### [Exercise details]
Output the full listing below exactly, without the pictures.

### [Given information]
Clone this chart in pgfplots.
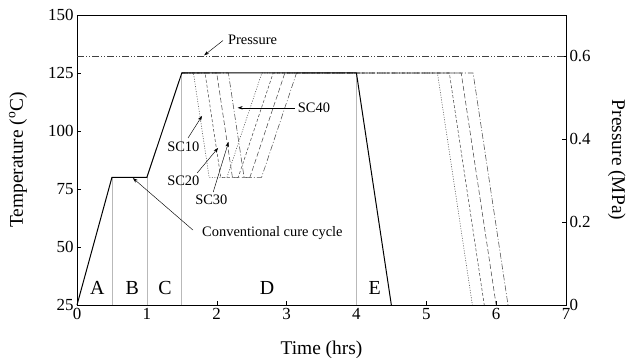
\documentclass[border=0pt]{standalone}
\usepackage{fontspec}
\setmainfont{Liberation Serif}
\usepackage{pgfplots}
\pgfplotsset{compat=1.18}
\usetikzlibrary{arrows.meta}
\tikzset{
  sc/.style={line width=0.55pt, color=black!70},
  ann/.style={font=\fontsize{14.5}{15}\selectfont},
  arr/.style={line width=0.45pt, -{Stealth[length=5bp,width=3.5bp]}},
  lett/.style={font=\fontsize{20}{20}\selectfont},
}
\begin{document}
\begin{tikzpicture}[x=1bp,y=1bp]
\pgfplotsset{
  commonax/.style={scale only axis, width=489bp, height=290bp, xmin=0, xmax=7,
    tick align=inside, major tick length=4bp,
    tick style={black, line width=0.4pt},
    /pgf/number format/assume math mode=true,
    ticklabel style={font=\fontsize{17}{17}\selectfont},
    label style={font=\fontsize{19.5}{20}\selectfont},
    axis line style={black, line width=0.6pt}},
}
\begin{axis}[commonax, name=ax, ymin=25, ymax=150,
  xtick={0,1,...,7}, ytick={25,50,75,100,125,150},
  xtick pos=bottom, ytick pos=left,
  xlabel={Time (hrs)}, ylabel={Temperature (\textsuperscript{o}C)},
  xlabel style={at={(axis description cs:0.5,-0.155)}, anchor=center},
  ylabel style={at={(axis description cs:-0.1207,0.5)}, anchor=center},
  clip=false,
]
% phase boundaries
\addplot[gray!55, line width=0.6pt] coordinates {(0.5,25) (0.5,80)};
\addplot[gray!55, line width=0.6pt] coordinates {(1,25) (1,80)};
\addplot[gray!55, line width=0.6pt] coordinates {(1.5,25) (1.5,125)};
\addplot[gray!55, line width=0.6pt] coordinates {(4,25) (4,125)};
% step cure cycles
\addplot[sc, dash pattern=on 1bp off 1.5bp] coordinates {(1.5,125) (1.667,125) (1.892,80) (2.146,80) (2.646,125) (5.16,125) (5.66,25)};
\addplot[sc, dash pattern=on 3bp off 2bp] coordinates {(1.5,125) (1.833,125) (2.058,80) (2.308,80) (2.808,125) (5.33,125) (5.83,25)};
\addplot[sc, dash pattern=on 5bp off 2.5bp] coordinates {(1.5,125) (2.0,125) (2.225,80) (2.475,80) (2.975,125) (5.50,125) (6.00,25)};
\addplot[sc, dash pattern=on 6bp off 2bp on 1bp off 2bp] coordinates {(1.5,125) (2.167,125) (2.392,80) (2.642,80) (3.142,125) (5.67,125) (6.17,25)};
% conventional cure cycle
\addplot[black, line width=1pt] coordinates {(0,25) (0.5,80) (1,80) (1.5,125) (4,125) (4.5,25)};
% phase letters
\node[lett] at (axis cs:0.29,32.5) {A};
\node[lett] at (axis cs:0.79,32.5) {B};
\node[lett] at (axis cs:1.26,32.5) {C};
\node[lett] at (axis cs:2.72,32.5) {D};
\node[lett] at (axis cs:4.26,32.5) {E};
% annotations
\node[ann, anchor=west, inner sep=0pt] at (axis cs:2.16,139.2) {Pressure};
\draw[arr] (axis cs:2.09,139.0) -- (axis cs:1.82,132.6);
\node[ann, anchor=west, inner sep=0pt] at (axis cs:3.16,109.9) {SC40};
\draw[arr] (axis cs:3.12,110) -- (axis cs:2.30,110);
\node[ann, anchor=west, inner sep=0pt] at (axis cs:1.29,93.1) {SC10};
\draw[arr] (axis cs:1.59,97) -- (axis cs:1.79,106.5);
\node[ann, anchor=west, inner sep=0pt] at (axis cs:1.29,78.4) {SC20};
\draw[arr] (axis cs:1.72,81.9) -- (axis cs:2.02,92.7);
\node[ann, anchor=west, inner sep=0pt] at (axis cs:1.69,70.3) {SC30};
\draw[arr] (axis cs:1.95,73.7) -- (axis cs:2.17,95.3);
\node[ann, anchor=west, inner sep=0pt] at (axis cs:1.79,56) {Conventional cure cycle};
\draw[arr] (axis cs:1.66,57.3) -- (axis cs:0.80,79.7);
\end{axis}
\begin{axis}[commonax, ymin=0, ymax=0.7,
  axis y line*=right, axis x line=none,
  ytick={0,0.2,0.4,0.6}, yticklabels={0,0.2,0.4,0.6},
  ylabel={Pressure (MPa)},
  ylabel style={at={(axis description cs:1.104,0.5)}, anchor=center, rotate=-180},
]
\addplot[black!75, line width=0.55pt, dash pattern=on 7bp off 2bp on 1bp off 2bp on 1bp off 2bp] coordinates {(0,0.6) (7,0.6)};
\end{axis}
\pgfresetboundingbox
\path (ax.south west) ++(-77bp,-53bp) rectangle ++(627bp,358bp);
\end{tikzpicture}
\end{document}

### [Task output]
Clone this chart in pgfplots.
\documentclass[border=0pt]{standalone}
\usepackage{fontspec}
\setmainfont{Liberation Serif}
\usepackage{pgfplots}
\pgfplotsset{compat=1.18}
\usetikzlibrary{arrows.meta}
\tikzset{
  sc/.style={line width=0.55pt, color=black!70},
  ann/.style={font=\fontsize{14.5}{15}\selectfont},
  arr/.style={line width=0.45pt, -{Stealth[length=5bp,width=3.5bp]}},
  lett/.style={font=\fontsize{20}{20}\selectfont},
}
\begin{document}
\begin{tikzpicture}[x=1bp,y=1bp]
\pgfplotsset{
  commonax/.style={scale only axis, width=489bp, height=290bp, xmin=0, xmax=7,
    tick align=inside, major tick length=4bp,
    tick style={black, line width=0.4pt},
    /pgf/number format/assume math mode=true,
    ticklabel style={font=\fontsize{17}{17}\selectfont},
    label style={font=\fontsize{19.5}{20}\selectfont},
    axis line style={black, line width=0.6pt}},
}
\begin{axis}[commonax, name=ax, ymin=25, ymax=150,
  xtick={0,1,...,7}, ytick={25,50,75,100,125,150},
  xtick pos=bottom, ytick pos=left,
  xlabel={Time (hrs)}, ylabel={Temperature (\textsuperscript{o}C)},
  xlabel style={at={(axis description cs:0.5,-0.155)}, anchor=center},
  ylabel style={at={(axis description cs:-0.1207,0.5)}, anchor=center},
  clip=false,
]
% phase boundaries
\addplot[gray!55, line width=0.6pt] coordinates {(0.5,25) (0.5,80)};
\addplot[gray!55, line width=0.6pt] coordinates {(1,25) (1,80)};
\addplot[gray!55, line width=0.6pt] coordinates {(1.5,25) (1.5,125)};
\addplot[gray!55, line width=0.6pt] coordinates {(4,25) (4,125)};
% step cure cycles
\addplot[sc, dash pattern=on 1bp off 1.5bp] coordinates {(1.5,125) (1.667,125) (1.892,80) (2.146,80) (2.646,125) (5.16,125) (5.66,25)};
\addplot[sc, dash pattern=on 3bp off 2bp] coordinates {(1.5,125) (1.833,125) (2.058,80) (2.308,80) (2.808,125) (5.33,125) (5.83,25)};
\addplot[sc, dash pattern=on 5bp off 2.5bp] coordinates {(1.5,125) (2.0,125) (2.225,80) (2.475,80) (2.975,125) (5.50,125) (6.00,25)};
\addplot[sc, dash pattern=on 6bp off 2bp on 1bp off 2bp] coordinates {(1.5,125) (2.167,125) (2.392,80) (2.642,80) (3.142,125) (5.67,125) (6.17,25)};
% conventional cure cycle
\addplot[black, line width=1pt] coordinates {(0,25) (0.5,80) (1,80) (1.5,125) (4,125) (4.5,25)};
% phase letters
\node[lett] at (axis cs:0.29,32.5) {A};
\node[lett] at (axis cs:0.79,32.5) {B};
\node[lett] at (axis cs:1.26,32.5) {C};
\node[lett] at (axis cs:2.72,32.5) {D};
\node[lett] at (axis cs:4.26,32.5) {E};
% annotations
\node[ann, anchor=west, inner sep=0pt] at (axis cs:2.16,139.2) {Pressure};
\draw[arr] (axis cs:2.09,139.0) -- (axis cs:1.82,132.6);
\node[ann, anchor=west, inner sep=0pt] at (axis cs:3.16,109.9) {SC40};
\draw[arr] (axis cs:3.12,110) -- (axis cs:2.30,110);
\node[ann, anchor=west, inner sep=0pt] at (axis cs:1.29,93.1) {SC10};
\draw[arr] (axis cs:1.59,97) -- (axis cs:1.79,106.5);
\node[ann, anchor=west, inner sep=0pt] at (axis cs:1.29,78.4) {SC20};
\draw[arr] (axis cs:1.72,81.9) -- (axis cs:2.02,92.7);
\node[ann, anchor=west, inner sep=0pt] at (axis cs:1.69,70.3) {SC30};
\draw[arr] (axis cs:1.95,73.7) -- (axis cs:2.17,95.3);
\node[ann, anchor=west, inner sep=0pt] at (axis cs:1.79,56) {Conventional cure cycle};
\draw[arr] (axis cs:1.66,57.3) -- (axis cs:0.80,79.7);
\end{axis}
\begin{axis}[commonax, ymin=0, ymax=0.7,
  axis y line*=right, axis x line=none,
  ytick={0,0.2,0.4,0.6}, yticklabels={0,0.2,0.4,0.6},
  ylabel={Pressure (MPa)},
  ylabel style={at={(axis description cs:1.104,0.5)}, anchor=center, rotate=-180},
]
\addplot[black!75, line width=0.55pt, dash pattern=on 7bp off 2bp on 1bp off 2bp on 1bp off 2bp] coordinates {(0,0.6) (7,0.6)};
\end{axis}
\pgfresetboundingbox
\path (ax.south west) ++(-77bp,-53bp) rectangle ++(627bp,358bp);
\end{tikzpicture}
\end{document}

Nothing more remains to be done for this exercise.